# Madeira Multifunctional Frame System?



## salty dog (Jul 26, 2012)

Just saw this on You Tube and was wondering if anyone else had seen it or knows anything about it. Just a quiet commercial with no information.
https://www.youtube.com/watch?v=90HGt6sHcik

Don't need to buy any new things.
Salty


----------



## graphicsonthefly (Oct 6, 2014)

Hi Salty--

Madeira now has that on their site. You have to set up a logon account so you can get to the proper page on the website. Once you've logged on you'll see a "Badge Making" button near the top of the screen and the MFS system is found at the top of the page. It's $329 for the hoop and the E-Zee pre-frames are about $0.30 each in quantity.

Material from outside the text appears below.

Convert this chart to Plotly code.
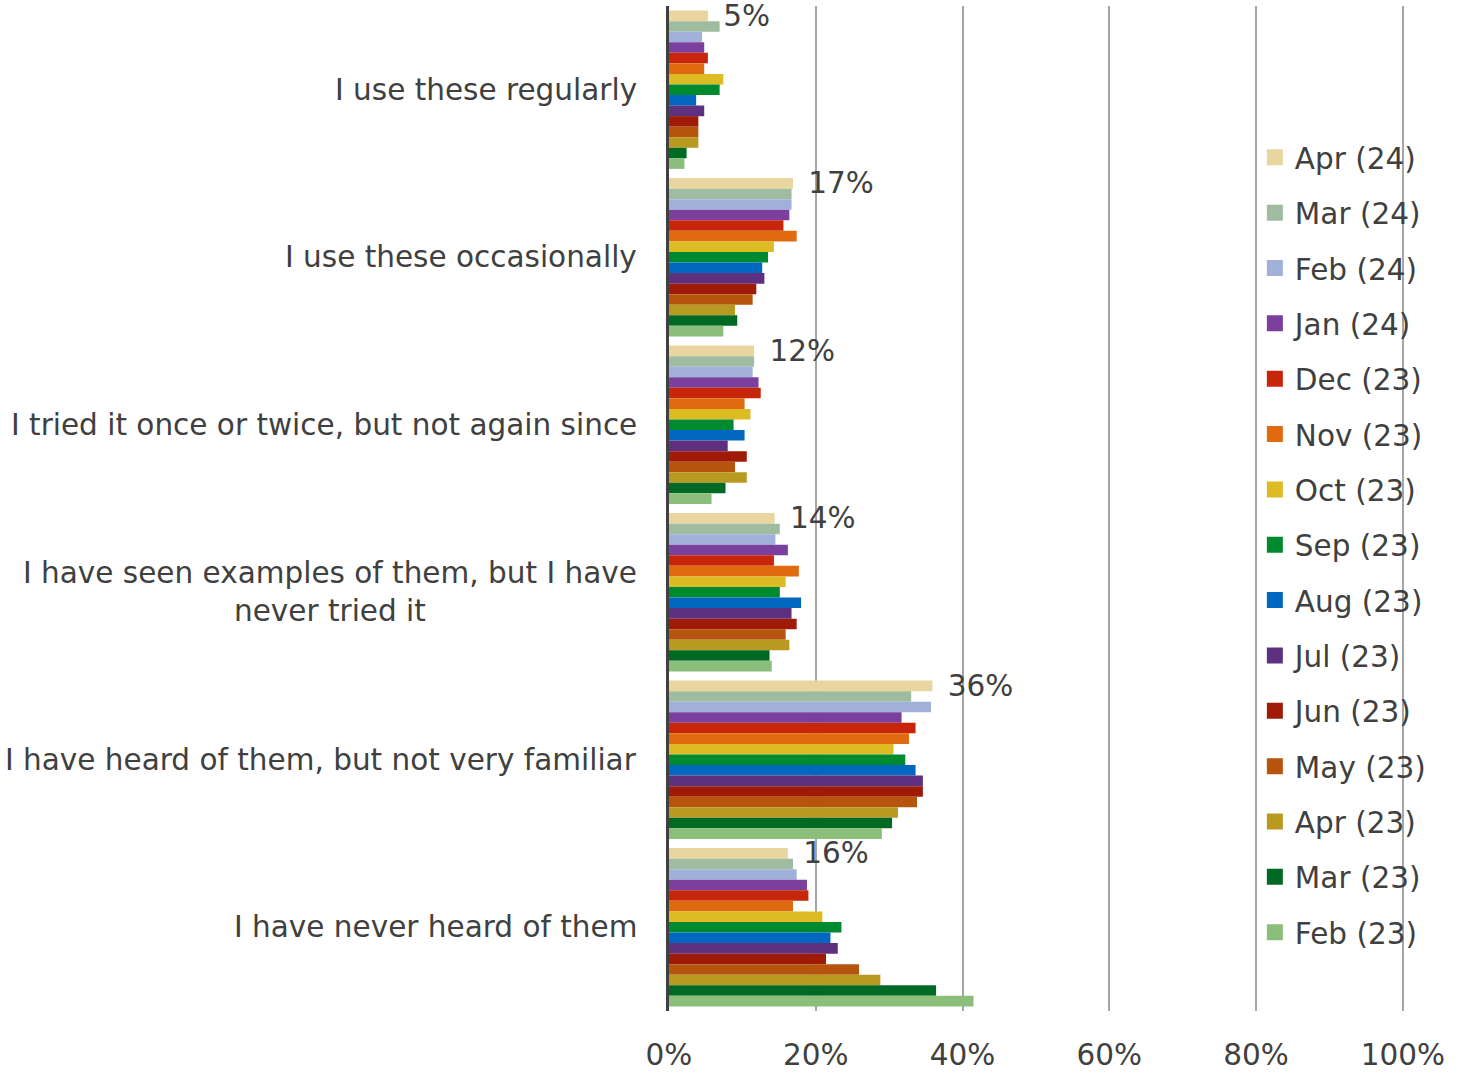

A couple years ago on EBay I found an inexpensive window that fits my HoopTech system. It looks like a slightly larger HoopTech window that has a couple pins to align the E-Zee pre-frame. The 4" HoopTech window will hold the pre-frame but you loose about 1/2" of the working area. I took some pictures but don't have the privileges required to upload them. Send my your email and I can send them directly to you.

Dan
Graphics on the Fly


----------



## graphicsonthefly (Oct 6, 2014)

Here are pictures of the E-Zee pre-frames with the HoopTech windows.

Dan
Graphics on the Fly


----------



## sewwhat04 (Jun 10, 2015)

Dan
I was wondering if this system is still working for you? I have the Hoop Tech system also and I have an order for badges that need to be velcroed on and wondered if this would work?
Thank you for your help
Jill
Sew what embroidery


----------